[asterisk-users] Important security alert: update your dialplans now!

Olle E. Johansson oej at edvina.net
Tue Feb 16 04:01:36 CST 2010


16 feb 2010 kl. 09.43 skrev Tzafrir Cohen:

> On Mon, Feb 15, 2010 at 09:40:31AM -0700, Steve Murphy wrote:
>> On Mon, Feb 15, 2010 at 8:25 AM, Lenz Emilitri <lenz.loway at gmail.com> wrote:
>> 
>>> Yes but in any case you can enter all of the strings that reasonably match
>>> - even if you have variable-length numbers, you will be able to determine
>>> that a valid number be between 5 and 15 characters - or likely 2 to 20, all
>>> numbers.
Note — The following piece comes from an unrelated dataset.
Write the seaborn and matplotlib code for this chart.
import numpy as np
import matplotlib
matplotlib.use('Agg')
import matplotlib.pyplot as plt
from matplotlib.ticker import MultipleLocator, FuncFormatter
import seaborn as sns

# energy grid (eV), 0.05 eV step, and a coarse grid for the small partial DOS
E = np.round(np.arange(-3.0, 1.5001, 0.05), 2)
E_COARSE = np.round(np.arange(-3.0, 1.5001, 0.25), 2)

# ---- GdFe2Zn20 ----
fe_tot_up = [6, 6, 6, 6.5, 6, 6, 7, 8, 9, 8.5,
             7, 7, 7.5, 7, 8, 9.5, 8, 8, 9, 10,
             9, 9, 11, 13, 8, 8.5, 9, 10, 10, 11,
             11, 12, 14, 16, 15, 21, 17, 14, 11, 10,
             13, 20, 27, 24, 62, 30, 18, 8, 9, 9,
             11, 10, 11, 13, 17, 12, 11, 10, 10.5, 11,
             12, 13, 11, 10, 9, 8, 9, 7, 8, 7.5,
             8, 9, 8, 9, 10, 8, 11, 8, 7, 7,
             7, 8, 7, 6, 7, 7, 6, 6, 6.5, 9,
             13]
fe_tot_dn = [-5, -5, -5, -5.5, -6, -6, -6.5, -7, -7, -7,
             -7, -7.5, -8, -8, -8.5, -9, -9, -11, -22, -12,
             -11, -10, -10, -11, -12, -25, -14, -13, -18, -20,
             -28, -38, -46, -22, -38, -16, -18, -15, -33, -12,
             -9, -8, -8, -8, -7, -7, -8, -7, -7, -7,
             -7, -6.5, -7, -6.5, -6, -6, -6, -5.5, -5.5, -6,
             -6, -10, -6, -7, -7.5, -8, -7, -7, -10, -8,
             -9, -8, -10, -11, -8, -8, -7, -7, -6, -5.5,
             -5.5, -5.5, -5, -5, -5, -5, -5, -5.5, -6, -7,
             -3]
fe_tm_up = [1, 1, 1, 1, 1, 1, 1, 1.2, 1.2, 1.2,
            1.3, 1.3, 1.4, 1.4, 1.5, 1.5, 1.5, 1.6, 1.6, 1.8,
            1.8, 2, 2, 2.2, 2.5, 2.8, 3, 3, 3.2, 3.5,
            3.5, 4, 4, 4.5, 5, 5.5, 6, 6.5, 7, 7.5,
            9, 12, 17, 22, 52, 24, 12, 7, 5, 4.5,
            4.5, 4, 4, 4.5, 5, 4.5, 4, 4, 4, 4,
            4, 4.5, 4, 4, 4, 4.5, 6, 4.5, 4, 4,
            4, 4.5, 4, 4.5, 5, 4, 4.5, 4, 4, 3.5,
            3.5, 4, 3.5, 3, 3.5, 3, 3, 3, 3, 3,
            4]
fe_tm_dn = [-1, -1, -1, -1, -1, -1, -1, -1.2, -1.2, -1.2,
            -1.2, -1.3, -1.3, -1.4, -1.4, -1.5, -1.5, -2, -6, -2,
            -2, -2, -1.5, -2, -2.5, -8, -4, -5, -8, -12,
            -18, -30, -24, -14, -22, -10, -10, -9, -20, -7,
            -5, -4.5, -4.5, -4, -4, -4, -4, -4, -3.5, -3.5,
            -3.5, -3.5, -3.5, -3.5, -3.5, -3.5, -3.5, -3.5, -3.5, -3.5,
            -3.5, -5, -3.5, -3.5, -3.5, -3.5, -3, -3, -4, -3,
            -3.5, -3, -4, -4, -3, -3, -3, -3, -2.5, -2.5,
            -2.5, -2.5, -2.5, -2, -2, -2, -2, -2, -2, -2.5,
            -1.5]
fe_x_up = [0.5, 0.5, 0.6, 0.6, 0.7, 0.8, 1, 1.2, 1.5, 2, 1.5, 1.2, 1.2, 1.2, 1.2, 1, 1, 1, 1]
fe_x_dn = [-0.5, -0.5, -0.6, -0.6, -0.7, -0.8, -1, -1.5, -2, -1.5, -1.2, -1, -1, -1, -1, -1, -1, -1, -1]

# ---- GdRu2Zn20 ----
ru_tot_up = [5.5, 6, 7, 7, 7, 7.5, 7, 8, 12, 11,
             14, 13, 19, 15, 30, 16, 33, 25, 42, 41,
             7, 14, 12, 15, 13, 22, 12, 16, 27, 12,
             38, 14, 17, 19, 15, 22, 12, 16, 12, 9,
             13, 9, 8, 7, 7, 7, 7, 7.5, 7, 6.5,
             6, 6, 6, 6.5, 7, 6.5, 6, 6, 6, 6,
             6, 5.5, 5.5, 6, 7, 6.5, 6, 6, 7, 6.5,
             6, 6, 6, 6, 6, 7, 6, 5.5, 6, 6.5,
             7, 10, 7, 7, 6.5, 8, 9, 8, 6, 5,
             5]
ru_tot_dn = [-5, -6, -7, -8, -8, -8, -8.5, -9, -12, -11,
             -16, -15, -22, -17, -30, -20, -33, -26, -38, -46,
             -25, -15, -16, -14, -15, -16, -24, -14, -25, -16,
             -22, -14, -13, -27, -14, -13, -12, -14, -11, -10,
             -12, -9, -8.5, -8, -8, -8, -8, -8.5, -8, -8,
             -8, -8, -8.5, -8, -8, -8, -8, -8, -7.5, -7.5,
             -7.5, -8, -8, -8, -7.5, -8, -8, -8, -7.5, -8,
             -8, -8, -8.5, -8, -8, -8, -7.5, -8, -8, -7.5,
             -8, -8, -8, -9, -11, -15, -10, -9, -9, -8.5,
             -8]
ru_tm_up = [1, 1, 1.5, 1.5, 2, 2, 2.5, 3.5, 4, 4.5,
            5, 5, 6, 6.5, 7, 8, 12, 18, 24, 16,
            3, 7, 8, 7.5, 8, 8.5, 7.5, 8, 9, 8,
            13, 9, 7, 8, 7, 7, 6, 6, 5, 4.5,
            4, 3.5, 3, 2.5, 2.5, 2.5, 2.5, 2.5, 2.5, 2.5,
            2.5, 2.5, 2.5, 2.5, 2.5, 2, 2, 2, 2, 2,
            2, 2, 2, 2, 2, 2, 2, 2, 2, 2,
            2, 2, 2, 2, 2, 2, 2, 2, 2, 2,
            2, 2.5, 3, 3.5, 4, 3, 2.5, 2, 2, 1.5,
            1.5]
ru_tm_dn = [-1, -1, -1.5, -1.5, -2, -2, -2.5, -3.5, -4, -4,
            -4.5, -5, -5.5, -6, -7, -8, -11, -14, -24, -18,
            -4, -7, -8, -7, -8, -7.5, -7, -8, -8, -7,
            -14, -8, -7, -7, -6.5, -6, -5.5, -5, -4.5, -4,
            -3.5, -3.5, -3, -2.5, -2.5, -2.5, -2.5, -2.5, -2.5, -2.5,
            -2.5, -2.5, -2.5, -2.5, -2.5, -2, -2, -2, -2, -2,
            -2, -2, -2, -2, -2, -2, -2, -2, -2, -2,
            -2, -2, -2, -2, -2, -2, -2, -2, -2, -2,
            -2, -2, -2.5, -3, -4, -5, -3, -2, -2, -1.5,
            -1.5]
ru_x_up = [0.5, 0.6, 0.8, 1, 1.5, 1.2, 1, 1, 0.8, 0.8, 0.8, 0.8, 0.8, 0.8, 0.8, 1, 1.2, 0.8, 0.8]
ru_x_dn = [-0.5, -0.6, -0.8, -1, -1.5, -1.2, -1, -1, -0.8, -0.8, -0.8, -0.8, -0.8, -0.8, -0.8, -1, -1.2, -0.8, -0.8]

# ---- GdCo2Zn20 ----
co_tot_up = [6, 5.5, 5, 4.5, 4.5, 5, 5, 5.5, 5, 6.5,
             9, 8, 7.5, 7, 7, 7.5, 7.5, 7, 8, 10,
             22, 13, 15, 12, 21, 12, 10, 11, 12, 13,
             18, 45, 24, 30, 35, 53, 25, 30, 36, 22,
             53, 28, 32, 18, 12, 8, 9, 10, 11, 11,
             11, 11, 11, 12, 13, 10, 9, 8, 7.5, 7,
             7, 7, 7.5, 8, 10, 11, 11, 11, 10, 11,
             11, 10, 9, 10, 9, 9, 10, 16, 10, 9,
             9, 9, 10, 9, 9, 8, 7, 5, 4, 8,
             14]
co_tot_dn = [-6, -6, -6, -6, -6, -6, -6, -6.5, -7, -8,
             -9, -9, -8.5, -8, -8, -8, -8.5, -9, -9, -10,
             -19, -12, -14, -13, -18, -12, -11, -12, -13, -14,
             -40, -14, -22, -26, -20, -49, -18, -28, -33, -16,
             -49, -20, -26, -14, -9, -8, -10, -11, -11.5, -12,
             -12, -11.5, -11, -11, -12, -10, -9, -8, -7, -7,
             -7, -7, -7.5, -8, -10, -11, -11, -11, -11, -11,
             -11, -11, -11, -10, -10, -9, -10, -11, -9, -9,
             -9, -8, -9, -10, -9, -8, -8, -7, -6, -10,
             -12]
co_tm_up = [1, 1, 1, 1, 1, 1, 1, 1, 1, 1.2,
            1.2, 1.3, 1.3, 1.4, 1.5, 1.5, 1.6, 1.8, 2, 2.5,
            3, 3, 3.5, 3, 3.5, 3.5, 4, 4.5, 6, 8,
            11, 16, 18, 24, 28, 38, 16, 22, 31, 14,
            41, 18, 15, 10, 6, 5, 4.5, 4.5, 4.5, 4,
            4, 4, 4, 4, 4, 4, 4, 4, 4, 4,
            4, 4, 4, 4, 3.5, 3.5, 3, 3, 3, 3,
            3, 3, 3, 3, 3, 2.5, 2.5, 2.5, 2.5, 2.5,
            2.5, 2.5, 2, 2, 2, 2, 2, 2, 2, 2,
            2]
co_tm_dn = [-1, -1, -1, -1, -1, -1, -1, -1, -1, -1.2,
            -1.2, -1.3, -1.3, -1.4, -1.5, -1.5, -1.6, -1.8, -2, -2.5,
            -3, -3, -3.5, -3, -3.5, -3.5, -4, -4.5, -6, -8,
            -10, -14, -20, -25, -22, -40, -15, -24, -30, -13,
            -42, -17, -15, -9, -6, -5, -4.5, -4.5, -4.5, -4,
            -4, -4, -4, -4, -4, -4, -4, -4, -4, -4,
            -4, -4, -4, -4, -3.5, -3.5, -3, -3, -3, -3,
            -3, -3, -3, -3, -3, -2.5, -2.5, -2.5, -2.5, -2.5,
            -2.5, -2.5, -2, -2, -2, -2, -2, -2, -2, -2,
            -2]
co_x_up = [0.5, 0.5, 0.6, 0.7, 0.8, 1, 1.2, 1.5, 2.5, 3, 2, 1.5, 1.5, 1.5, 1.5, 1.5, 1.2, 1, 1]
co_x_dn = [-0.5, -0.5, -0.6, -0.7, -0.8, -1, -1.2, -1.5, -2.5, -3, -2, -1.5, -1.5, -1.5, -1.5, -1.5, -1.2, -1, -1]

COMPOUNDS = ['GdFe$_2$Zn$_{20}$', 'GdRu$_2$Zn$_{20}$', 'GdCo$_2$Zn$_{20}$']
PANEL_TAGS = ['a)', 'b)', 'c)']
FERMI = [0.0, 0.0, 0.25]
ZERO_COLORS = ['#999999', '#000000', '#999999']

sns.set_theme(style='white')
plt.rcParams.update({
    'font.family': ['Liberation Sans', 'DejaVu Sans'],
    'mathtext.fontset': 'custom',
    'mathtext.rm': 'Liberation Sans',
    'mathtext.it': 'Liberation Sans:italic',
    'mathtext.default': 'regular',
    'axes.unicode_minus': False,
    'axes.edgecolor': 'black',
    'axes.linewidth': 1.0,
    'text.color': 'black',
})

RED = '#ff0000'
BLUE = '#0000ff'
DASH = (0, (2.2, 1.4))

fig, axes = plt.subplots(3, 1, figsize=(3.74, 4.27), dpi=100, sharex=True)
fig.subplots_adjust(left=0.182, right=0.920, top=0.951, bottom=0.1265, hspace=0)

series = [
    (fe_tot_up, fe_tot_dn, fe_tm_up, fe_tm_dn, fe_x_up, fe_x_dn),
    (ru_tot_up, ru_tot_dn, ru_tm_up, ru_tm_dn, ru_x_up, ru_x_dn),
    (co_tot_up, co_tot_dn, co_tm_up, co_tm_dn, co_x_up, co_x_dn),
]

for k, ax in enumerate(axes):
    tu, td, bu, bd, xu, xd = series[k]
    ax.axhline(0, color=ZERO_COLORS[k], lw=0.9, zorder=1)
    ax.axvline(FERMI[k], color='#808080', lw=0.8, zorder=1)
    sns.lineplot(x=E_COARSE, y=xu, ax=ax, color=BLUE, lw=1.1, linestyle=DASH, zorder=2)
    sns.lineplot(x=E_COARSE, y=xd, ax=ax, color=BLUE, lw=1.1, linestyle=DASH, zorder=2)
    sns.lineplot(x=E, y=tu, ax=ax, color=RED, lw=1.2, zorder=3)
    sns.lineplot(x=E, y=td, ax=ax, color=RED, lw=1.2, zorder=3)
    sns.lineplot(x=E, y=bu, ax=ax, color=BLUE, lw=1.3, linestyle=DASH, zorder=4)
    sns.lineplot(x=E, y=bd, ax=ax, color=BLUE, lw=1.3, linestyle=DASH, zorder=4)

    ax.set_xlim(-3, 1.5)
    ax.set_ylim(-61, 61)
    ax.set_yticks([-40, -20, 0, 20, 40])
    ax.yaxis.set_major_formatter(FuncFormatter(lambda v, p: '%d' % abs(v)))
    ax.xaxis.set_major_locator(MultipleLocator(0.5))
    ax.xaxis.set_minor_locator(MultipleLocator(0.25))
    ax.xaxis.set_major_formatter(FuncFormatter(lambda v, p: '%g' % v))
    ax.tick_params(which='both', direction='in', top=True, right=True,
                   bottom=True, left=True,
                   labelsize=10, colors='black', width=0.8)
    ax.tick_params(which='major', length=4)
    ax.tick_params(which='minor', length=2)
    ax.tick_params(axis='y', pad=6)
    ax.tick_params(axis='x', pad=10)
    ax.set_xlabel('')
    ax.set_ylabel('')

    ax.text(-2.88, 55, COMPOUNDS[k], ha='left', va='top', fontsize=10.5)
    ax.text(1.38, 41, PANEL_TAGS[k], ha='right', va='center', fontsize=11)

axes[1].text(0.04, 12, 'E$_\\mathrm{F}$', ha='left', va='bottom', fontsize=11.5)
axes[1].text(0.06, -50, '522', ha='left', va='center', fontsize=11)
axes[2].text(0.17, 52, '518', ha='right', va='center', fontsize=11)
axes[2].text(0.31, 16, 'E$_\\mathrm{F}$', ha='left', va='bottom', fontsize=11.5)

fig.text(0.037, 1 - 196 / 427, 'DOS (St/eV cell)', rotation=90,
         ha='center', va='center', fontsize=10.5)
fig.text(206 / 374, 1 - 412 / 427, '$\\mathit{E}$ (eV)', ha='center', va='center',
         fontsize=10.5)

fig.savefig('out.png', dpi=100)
A number of 156 characters is very likely to be a problem.
>>> 
>> 
>> This is probably a stupid idea, because it could only be implemented in
>> trunk, and won't help with current implementations,
>> and I suggested it a long time ago already when I did the fast pattern
>> matching code, but I don't THINK it would be all that
>> hard to offer SOME regex syntax in patterns to help reduce the impact of
>> these kinds of problems.
>> 
>> Like using:
>> 
>> [incoming-from-voip]
>> exten => _X\{7-10\},1,Dial(${EXTEN}@incoming-from-voip-old)
>> 
>> instead of :
>> 
>> [incoming-from-voip]
>> exten => XXXXXXX,1,Dial(${EXTEN}@incoming-from-voip-old)
>> exten => XXXXXXXX,1,Dial(${EXTEN}@incoming-from-voip-old)
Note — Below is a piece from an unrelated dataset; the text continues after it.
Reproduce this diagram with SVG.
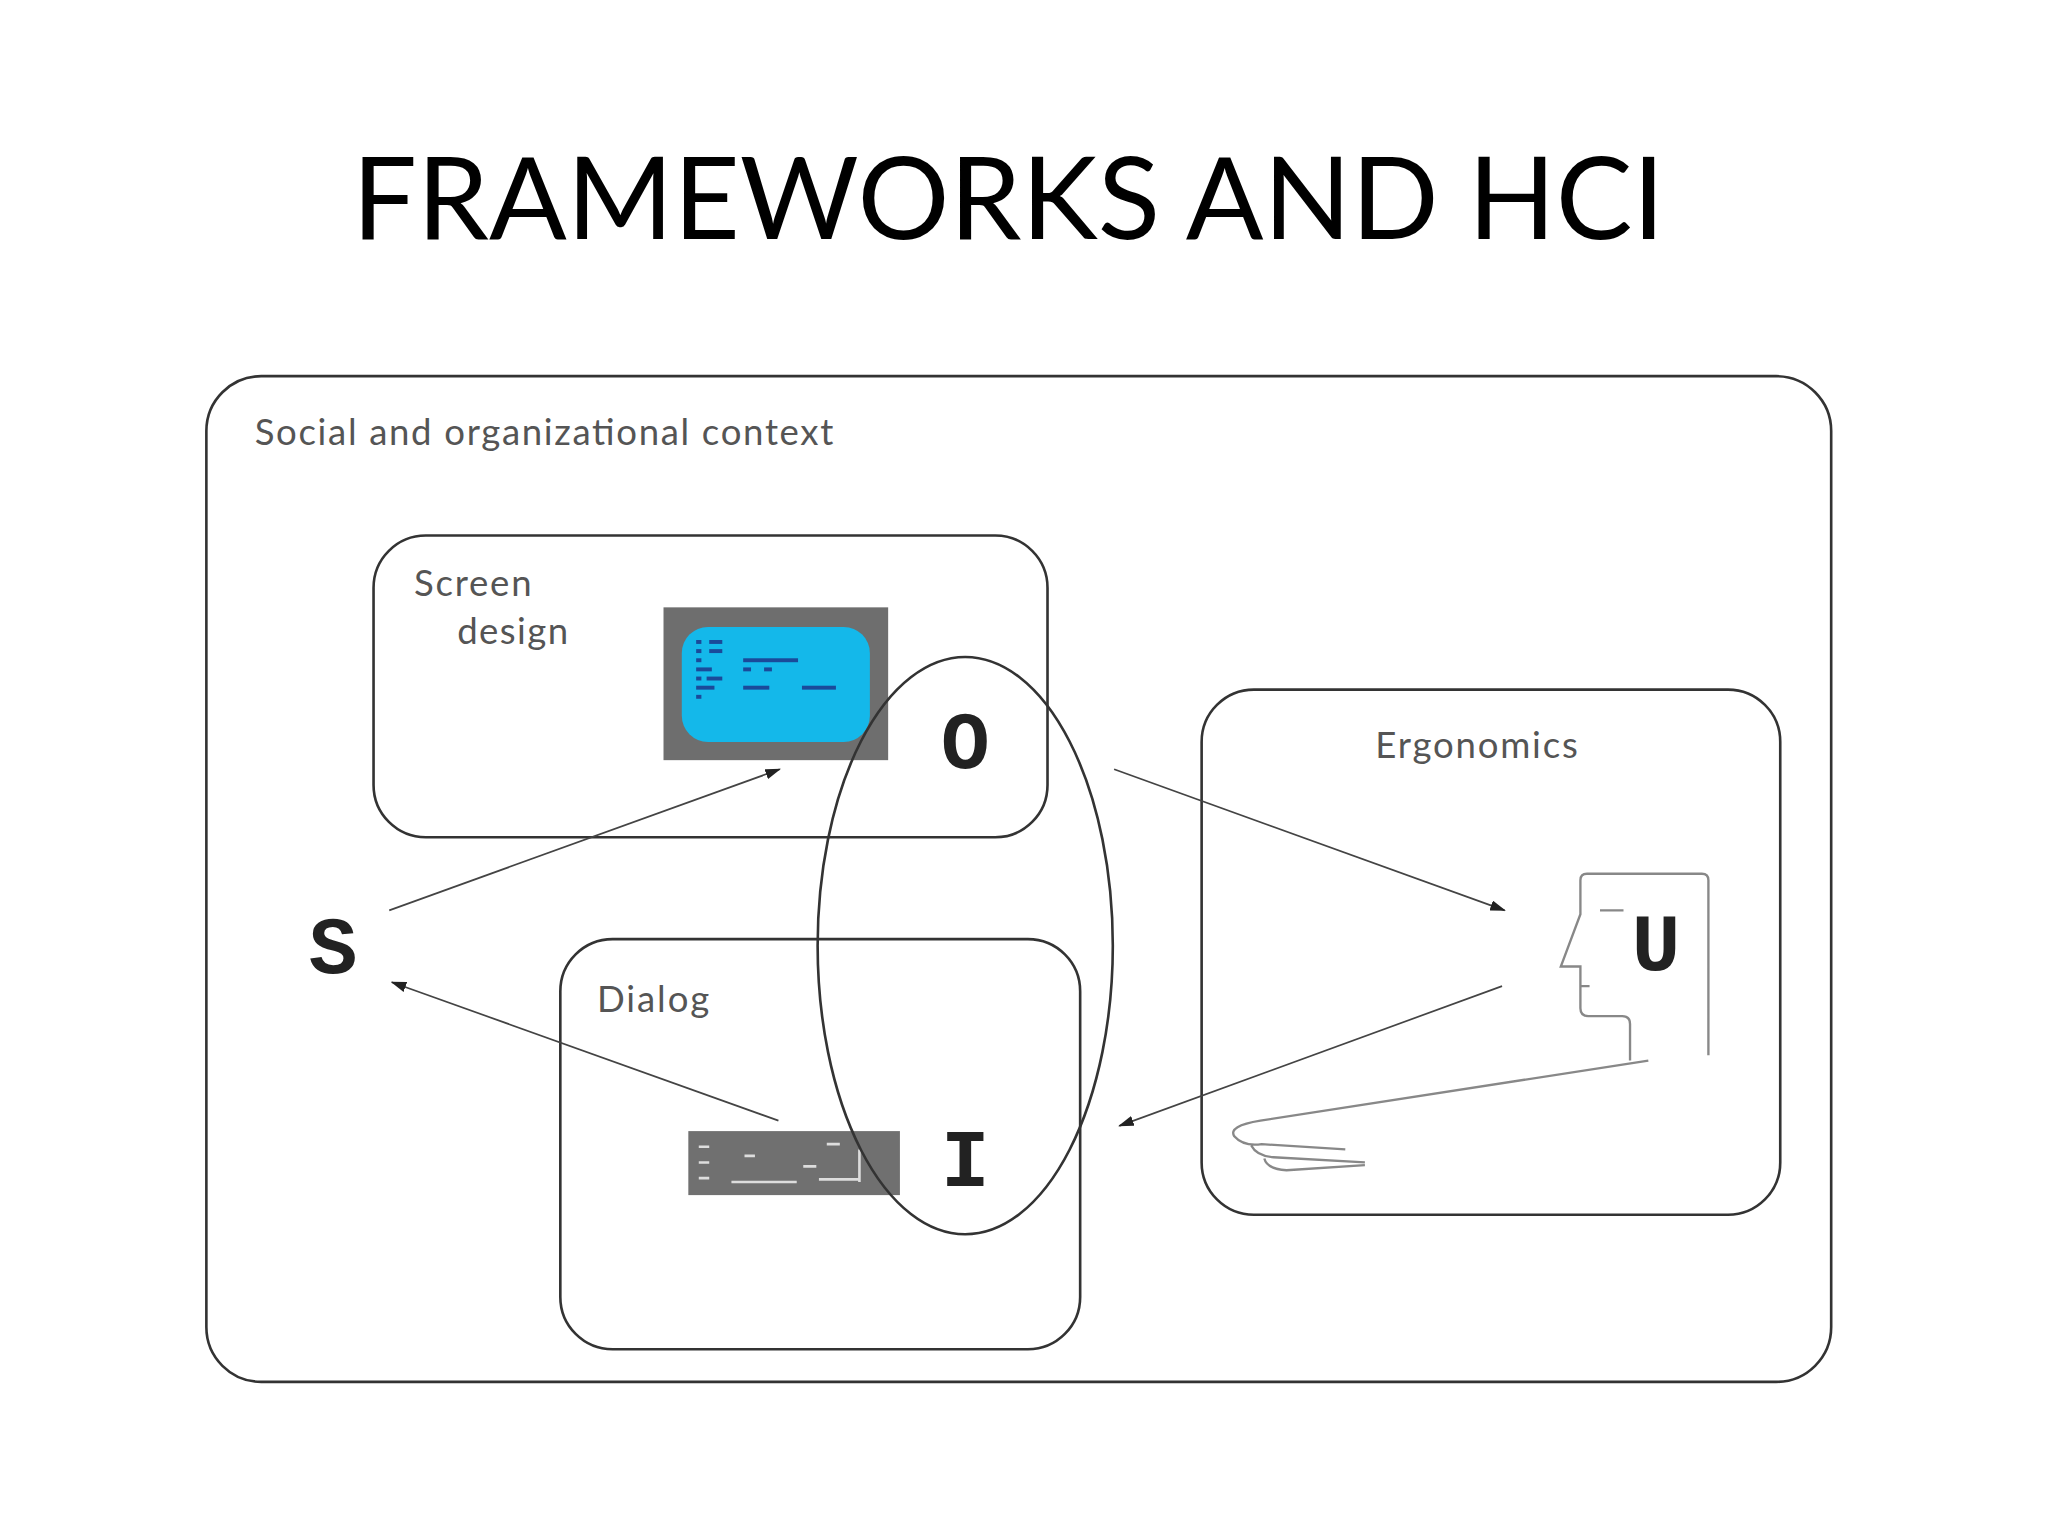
<svg xmlns="http://www.w3.org/2000/svg" width="2048" height="1536" viewBox="0 0 2048 1536">
<style>
.box{fill:none;stroke:#333;stroke-width:2}
.lbl{font-family:Lato,"Liberation Sans",sans-serif;font-size:28px;fill:#555}
.big{font-family:"Liberation Mono",monospace;font-weight:bold;font-size:62px;fill:#222}
.con{stroke:#444;stroke-width:1.3;fill:none;marker-end:url(#ah)}
.fig{stroke:#888;stroke-width:1.8;fill:none}
.dot{fill:#1a4a9a}
</style>
<defs><marker id="ah" markerWidth="12" markerHeight="8" refX="11" refY="4" orient="auto" markerUnits="userSpaceOnUse"><path d="M0,0 L12,4 L0,8 Z" fill="#222"/></marker></defs>
<rect width="2048" height="1536" fill="#fff"/>
<g transform="scale(1.30612)">
<text x="772" y="183" text-anchor="middle" font-family="Lato,'Liberation Sans',sans-serif" font-size="88" fill="#000">FRAMEWORKS AND HCI</text>
<g id="context"><rect class="box" x="158" y="288" width="1244" height="770" rx="42"/><text class="lbl" x="195" y="341" textLength="443">Social and organizational context</text></g>
<g id="screen-design"><rect class="box" x="286" y="410" width="516" height="231" rx="40" stroke="#555"/>
<text class="lbl" x="317" y="456" textLength="90">Screen</text><text class="lbl" x="350" y="493" textLength="85">design</text>
<rect x="508" y="465" width="172" height="117" fill="#6e6e6e"/><rect x="522" y="480" width="144" height="88" rx="20" fill="#14b8ea"/>
<rect class="dot" x="533" y="490" width="4" height="3"/><rect class="dot" x="543" y="490" width="10" height="3"/><rect class="dot" x="533" y="497" width="4" height="3"/><rect class="dot" x="543" y="497" width="10" height="3"/><rect class="dot" x="533" y="504" width="4" height="3"/><rect class="dot" x="569" y="504" width="42" height="3"/><rect class="dot" x="533" y="511" width="12" height="3"/><rect class="dot" x="569" y="511" width="6" height="3"/><rect class="dot" x="585" y="511" width="6" height="3"/><rect class="dot" x="533" y="518" width="4" height="3"/><rect class="dot" x="541" y="518" width="12" height="3"/><rect class="dot" x="533" y="525" width="14" height="3"/><rect class="dot" x="569" y="525" width="20" height="3"/><rect class="dot" x="614" y="525" width="26" height="3"/><rect class="dot" x="533" y="532" width="4" height="3"/>
<text class="big" x="739" y="588" text-anchor="middle">O</text></g>
<g id="dialog"><rect class="box" x="429" y="719" width="398" height="314" rx="40" stroke="#555"/>
<text class="lbl" x="457" y="775" textLength="86">Dialog</text>
<rect x="527" y="866" width="162" height="49" fill="#707070"/>
<path d="M535 878h8M535 890h8M535 902h8M570 885h8M560 905h50M615 893h10M633 876h10M627 903h30M658 880v25" stroke="#ddd" stroke-width="2"/>
<text class="big" x="739" y="908" text-anchor="middle">I</text></g>
<g id="ergonomics"><rect class="box" x="920" y="528" width="443" height="402" rx="40" stroke="#555"/>
<text class="lbl" x="1053" y="580" textLength="155">Ergonomics</text>
<path class="fig" d="M1308 808V674q0-5-5-5H1215q-5 0-5 5V700L1195 740H1210V772q0 6 6 6H1242q6 0 6 6V812"/>
<path class="fig" d="M1210 755h7M1225 697h18"/>
<path class="fig" d="M1262 812L965 858Q940 862 945 870Q952 878 966 876L1030 880M958 877Q962 885 975 886L1045 890M968 887Q970 895 985 896L1045 892"/>
<text class="big" x="1268" y="743" text-anchor="middle">U</text></g>
<g id="ellipse"><ellipse cx="739" cy="724" rx="113" ry="221" class="box"/></g>
<g id="S"><text class="big" x="255" y="745" text-anchor="middle">S</text></g>
<g id="connectors">
<line class="con" x1="298" y1="697" x2="597" y2="589"/>
<line class="con" x1="853" y1="589" x2="1152" y2="697"/>
<line class="con" x1="1150" y1="755" x2="857" y2="862"/>
<line class="con" x1="596" y1="858" x2="300" y2="752"/>
</g>
</g>
</svg>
>> exten => XXXXXXXXX,1,Dial(${EXTEN}@incoming-from-voip-old)
>> exten => XXXXXXXXXX,1,Dial(${EXTEN}@incoming-from-voip-old)
>> 
>> I put the \'s in front of the {}'s because we probably wouldn't want to
>> change the
>> behavior of exact matching, and there's some precedent for using such stuff
>> in some implementations of regex, where \< matches the beginning of a word,
>> etc.
>> 
>> and, of course there would be the shorthand variants \{7-\} for seven or
>> more; \{-10\} for 1-10.
>> Some might argue 0-10. Whatever.
>> 
>> I THINK this could be implemented in both the fast pattern matcher and the
>> current slow one. I know it wouldn't be that bad to do in the fast pattern
>> matcher.
>> I hadn't really given the slow one (the current one) much thought.
> 
> I think it would be very useful. One small point:
> 
> The '.' is short. This helps making it pupular. X\{1-\} is much less
> so.
> 
> Another thing that I think would help: an equivalent of perl's \w: 
> something similar to 'X', but also matches letters. This is syntactic
> sugar, but we need such sugar for readable dialplans.
> 
Leif and I had a proposal years ago for an "alphaexten" that used perl regexps.